Of course, theories of change and the evaluation strategies that arise from them can get very complicated quickly. For example, let’s say you’re writing a “proposal” to your best friend, who happens to like your kids and is ready to pay for their ice cream if he’s convinced that it will make them happy. Yet, your friend is the skeptical type. He argues, “Why just analyze what they say twice? Wouldn’t it help if you also did it the day after to see if they revert back to their usual remarks? Also, what if the kids simply decide to say fewer things after they eat the ice cream? How would you interpret fewer statements rather than nicer statements? Wouldn’t it be better to simply ask them to report how happy they are on a scale or tell them that they have to make at least four remarks or they’ll only get one scoop next time?”

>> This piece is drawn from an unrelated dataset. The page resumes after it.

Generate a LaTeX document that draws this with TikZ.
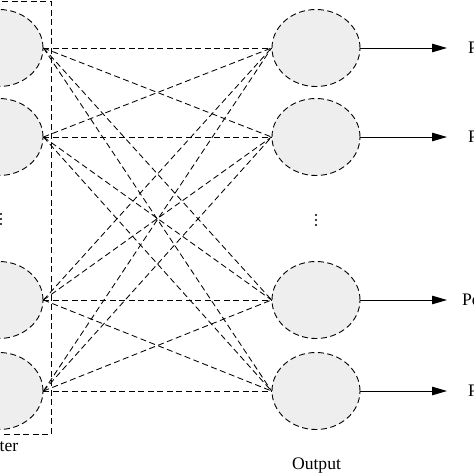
\documentclass[tikz,border=0pt]{standalone}
\usepackage{fontspec}
\setmainfont{Liberation Serif}
\usetikzlibrary{arrows.meta,shapes.geometric}
\definecolor{nodefill}{RGB}{238,238,238}
\begin{document}
\begin{tikzpicture}[x=1pt,y=-1pt,
  neuron/.style={ellipse,draw,dashed,dash pattern=on 6pt off 3.5pt,line width=0.9pt,fill=nodefill,minimum width=88pt,minimum height=77pt,inner sep=0pt},
  conn/.style={dashed,dash pattern=on 6pt off 3.5pt,line width=0.85pt},
  outarrow/.style={line width=1pt,-{Triangle[length=15pt,width=8.5pt]}},
  lab/.style={font=\fontsize{17.6}{20}\selectfont,inner sep=0pt},
  dotmark/.style={circle,fill=black,inner sep=0pt,minimum size=2.4pt}]
\useasboundingbox (0,0) rectangle (474,474);
\clip (0,0) rectangle (474,474);
% layer box
\draw[conn] (-10,1.5) rectangle (51,434);
% input neurons
\node[neuron] (in1) at (-1,48) {};
\node[neuron] (in2) at (-1,137) {};
\node[neuron] (in3) at (-1,300) {};
\node[neuron] (in4) at (-1,391) {};
% output neurons
\node[neuron] (out1) at (316,48) {};
\node[neuron] (out2) at (316,137) {};
\node[neuron] (out3) at (316,300) {};
\node[neuron] (out4) at (316,391) {};
% connections
\foreach \i in {1,...,4}{
  \foreach \j in {1,...,4}{
    \draw[conn] (in\i.east) -- (out\j.west);
  }
}
% output arrows and labels
\foreach \j/\t/\x in {1/P/468,2/P/468,3/Po/462,4/P/468}{
  \coordinate (tip\j) at (447,0 |- out\j.east);
  \draw[outarrow] (out\j.east) -- (tip\j);
  \node[lab,anchor=west] (lab\j) at (\x,0 |- out\j.east) {\t};
}
% dots
\node[dotmark] (od1) at (316,215) {};
\node[dotmark] (od2) at (316,220) {};
\node[dotmark] (od3) at (316,225) {};
\node[dotmark] (id1) at (1,214) {};
\node[dotmark] (id2) at (1,219) {};
\node[dotmark] (id3) at (1,224) {};
% captions
\node[lab,anchor=base east] (incap) at (18.5,451) {ter};
\node[lab,anchor=base] (outcap) at (316.5,469) {Output};
\end{tikzpicture}
\end{document}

In the second case provided in the table, let’s say your friend expresses concern about the random assignment. “What if the students won’t like being randomly assigned?” he says. Are there other ways you could get legitimate comparison data from which to draw conclusions? How about getting a participant group by asking for volunteers, then using a design task pretest to see how they match up with those who didn’t volunteer? Then, when analyzing the post task, you could limit your comparisons to groups of participants and nonparticipants to those whose designs on the pre-task were about the same quality.

In closing, it’s helpful to think of theory of change generation as an exercise in reflecting on and expressing the logic behind your innovation’s value. But first, do it around something ordinary, like getting more exercise, and be prepared for those tough questions!